Practical Guide
90-day remediation planning guide for security and compliance findings.
Use this guide after an assessment, insurance review, questionnaire response, or vendor risk review produces more gaps than the team can close at once.
Step 1
Who This Is For
SMBs with assessment findings, underwriting gaps, privacy safeguards gaps, vendor risk conditions, or customer questionnaire blockers.
Teams that need to coordinate IT, outside IT provider, leadership, HR, operations, finance, vendors, and development owners.
Organizations that need to show progress without overpromising dates or hiding deferred risk.
Step 2
Days 1-30: Stabilize Urgent Gaps
Prioritize easily exploitable or deadline-critical items such as extra login verification, exposed admin access, weak credentials, missing backup proof, and urgent policy gaps.
Assign a named owner and target date for every critical item.
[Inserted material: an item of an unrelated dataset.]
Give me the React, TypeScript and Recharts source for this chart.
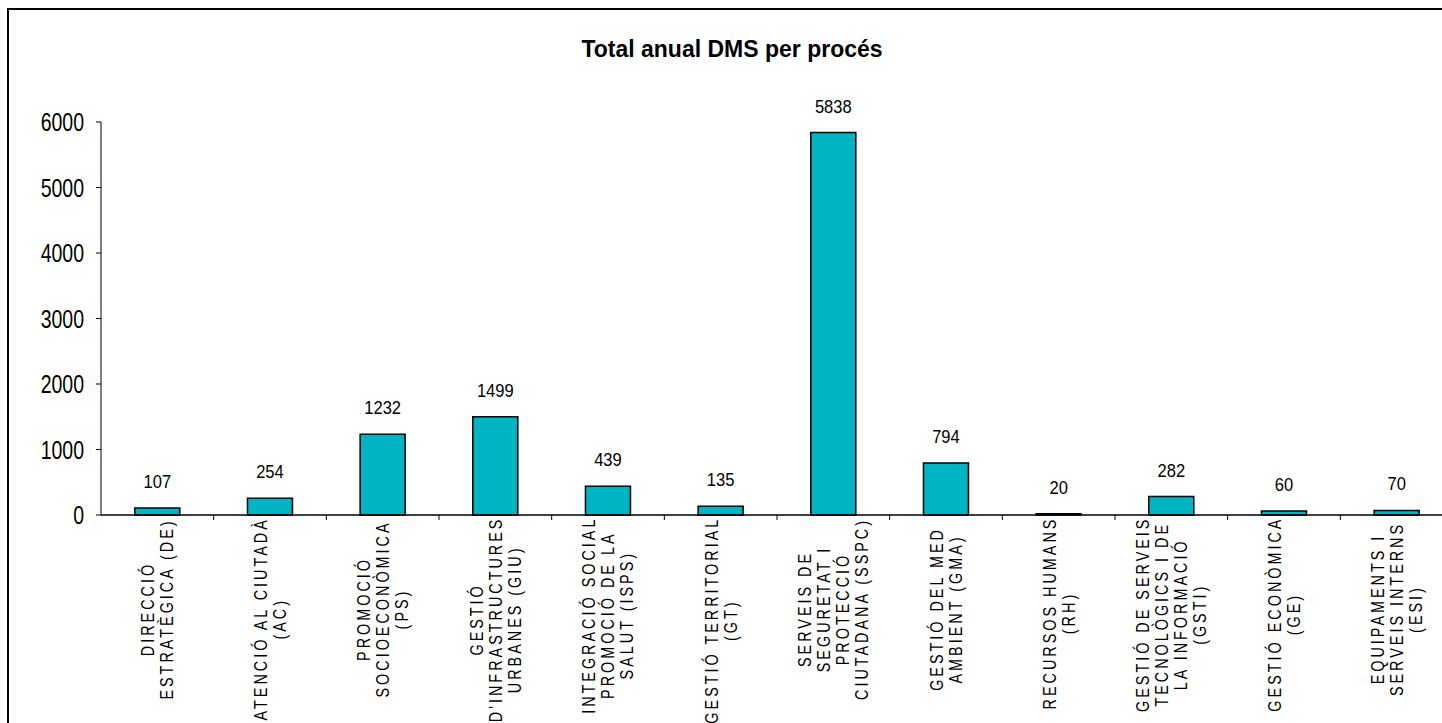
import { BarChart, Bar, XAxis, YAxis, LabelList } from 'recharts';

const processLabels: string[][] = [
     ['DIRECCIÓ', 'ESTRATÈGICA (DE)'],
     ['ATENCIÓ AL CIUTADÀ', '(AC)'],
     ['PROMOCIÓ', 'SOCIOECONÒMICA', '(PS)'],
     ['GESTIÓ', "D'INFRASTRUCTURES", 'URBANES (GIU)'],
     ['INTEGRACIÓ SOCIAL', 'PROMOCIÓ DE LA', 'SALUT (ISPS)'],
     ['GESTIÓ TERRITORIAL', '(GT)'],
     ['SERVEIS DE', 'SEGURETAT I', 'PROTECCIÓ', 'CIUTADANA (SSPC)'],
     ['GESTIÓ DEL MED', 'AMBIENT (GMA)'],
     ['RECURSOS HUMANS', '(RH)'],
     ['GESTIÓ DE SERVEIS', 'TECNOLÒGICS I DE', 'LA INFORMACIÓ', '(GSTI)'],
     ['GESTIÓ ECONÒMICA', '(GE)'],
     ['EQUIPAMENTS I', 'SERVEIS INTERNS', '(ESI)'],
];
const processCodes = ['DE', 'AC', 'PS', 'GIU', 'ISPS', 'GT', 'SSPC', 'GMA', 'RH', 'GSTI', 'GE', 'ESI'];
const totals = [107, 254, 1232, 1499, 439, 135, 5838, 794, 20, 282, 60, 70];
const yTicks = [0, 1000, 2000, 3000, 4000, 5000, 6000];

const data = processCodes.map((code, i) => ({ code, total: totals[i], lines: processLabels[i] }));

const FONT = '"Liberation Sans", Arial, sans-serif';
const CHART_W = 1460;
const CHART_H = 723;
const M_TOP = 122;
const M_RIGHT = 7;
const Y_W = 101;
const X_H = 208;
const PLOT_BOTTOM = CHART_H - X_H;
const BAND = (CHART_W - Y_W - M_RIGHT) / data.length;

// x labels: Excel-like condensed, letter-spaced, rotated text
const LBL_SIZE = 18;
const LBL_SCALE = 0.8;
const LBL_SPACING = 3;
const LINE_H = 19;
const LBL_MID = 609;

let ctx: CanvasRenderingContext2D | null = null;
function labelLength(s: string) {
     if (!ctx) {
          ctx = document.createElement('canvas').getContext('2d');
          if (ctx) ctx.font = `${LBL_SIZE}px "Liberation Sans"`;
     }
     const w = ctx ? ctx.measureText(s).width : s.length * 11;
     return w * LBL_SCALE + (s.length - 1) * LBL_SPACING;
}

const XTick = (props: any) => {
     const { x, index } = props;
     const lines: string[] = data[index]?.lines ?? [];
     const longest = Math.max(...lines.map(labelLength));
     const cy = Math.max(LBL_MID, PLOT_BOTTOM + 3 + longest / 2);
     const n = lines.length;
     return (
          <g>
               <line x1={x + BAND / 2} x2={x + BAND / 2} y1={PLOT_BOTTOM} y2={PLOT_BOTTOM + 5} stroke="#000" strokeWidth={1} />
               {lines.map((ln, i) => (
                    <text
                         key={i}
                         transform={`translate(${x + (i - (n - 1) / 2) * LINE_H},${cy}) rotate(-90) scale(${LBL_SCALE},1)`}
                         textAnchor="middle"
                         dy="0.36em"
                         fontSize={LBL_SIZE}
                         fontFamily={FONT}
                         letterSpacing={LBL_SPACING / LBL_SCALE}
                         fill="#000"
                    >
                         {ln}
                    </text>
               ))}
          </g>
     );
};

const YTick = (props: any) => {
     const { x, y, payload } = props;
     return (
          <text
               transform={`translate(${x},${y}) scale(0.75,1)`}
               textAnchor="end"
               dy="0.36em"
               fontSize={26}
               fontFamily={FONT}
               fill="#000"
          >
               {payload.value}
          </text>
     );
};

const ValueLabel = (props: any) => {
     const { x, y, width, value } = props;
     return (
          <text
               transform={`translate(${x + width / 2},${y - 20}) scale(0.92,1)`}
               textAnchor="middle"
               fontSize={18}
               fontFamily={FONT}
               fill="#000"
          >
               {value}
          </text>
     );
};

export default function App() {
     return (
          <div style={{ position: 'absolute', left: 0, top: 0, width: 1442, height: 723, overflow: 'hidden', background: '#fff' }}>
               <div
                    style={{
                         position: 'absolute',
                         left: 7,
                         top: 8,
                         width: 1500,
                         height: 800,
                         borderLeft: '2px solid #000',
                         borderTop: '2px solid #000',
                    }}
               />
               <div
                    style={{
                         position: 'absolute',
                         left: 0,
                         top: 37.5,
                         width: 1464,
                         textAlign: 'center',
                         fontFamily: FONT,
                         fontWeight: 'bold',
                         fontSize: 23,
                         lineHeight: '23px',
                         color: '#000',
                    }}
               >
                    Total anual DMS per procés
               </div>
               <div style={{ position: 'absolute', left: 0, top: 0 }}>
                    <BarChart
                         width={CHART_W}
                         height={CHART_H}
                         data={data}
                         margin={{ top: M_TOP, right: M_RIGHT, left: 0, bottom: 0 }}
                         barCategoryGap="30%"
                    >
                         <YAxis
                              width={Y_W}
                              domain={[0, 6000]}
                              ticks={yTicks}
                              interval={0}
                              axisLine={{ stroke: '#000', strokeWidth: 1 }}
                              tickLine={{ stroke: '#000', strokeWidth: 1 }}
                              tickSize={5}
                              tickMargin={12}
                              tick={<YTick />}
                         />
                         <XAxis
                              dataKey="code"
                              height={X_H}
                              interval={0}
                              axisLine={{ stroke: '#000', strokeWidth: 1.5 }}
                              tickLine={false}
                              tick={<XTick />}
                         />
                         <Bar dataKey="total" fill="#00B5C3" stroke="#000" strokeWidth={1.5} isAnimationActive={false}>
                              <LabelList dataKey="total" content={<ValueLabel />} />
                         </Bar>
                    </BarChart>
               </div>
          </div>
     );
}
Capture quick validation evidence after each fix, such as screenshots, reports, configuration exports, or test notes.
Create an exception entry for anything that cannot be closed quickly.
Step 3
Days 31-60: Coordinate Deeper Fixes
Plan work that requires maintenance windows, code changes, network changes, vendor support, outside IT provider coordination, procurement, or leadership decisions.
Separate control fixes from documentation fixes so neither hides the other.
Retest after changes and record before-and-after evidence tied to the original finding.
Review open exceptions weekly or at each project checkpoint.
Step 4
Days 61-90: Validate And Govern
Close lower-risk items, collect final proof, and confirm earlier fixes have not drifted.
Update policies, trust packs, broker summaries, and questionnaire answers so evidence reflects the new state.
Document residual risk, compensating controls, owner, expiry date, and next review date for deferred items.
Move long-term redesign or budget items into the next quarterly roadmap.
Step 5
What The Plan Should Track
Finding ID, source, business impact, risk level, owner, environment, proposed control change, target date, and validation method.
Evidence links before and after remediation.
Exception rationale, compensating control, expiry date, and review cadence.
Open/closed/reopened counts, risk burn-down trend, and next-month priorities.
Step 6
When To Ask For Help
Findings are clear but ownership, sequencing, or validation evidence is not.
The business needs a customer, broker, or leadership-ready remediation summary.
Deferred items need careful exception language and recurring review discipline.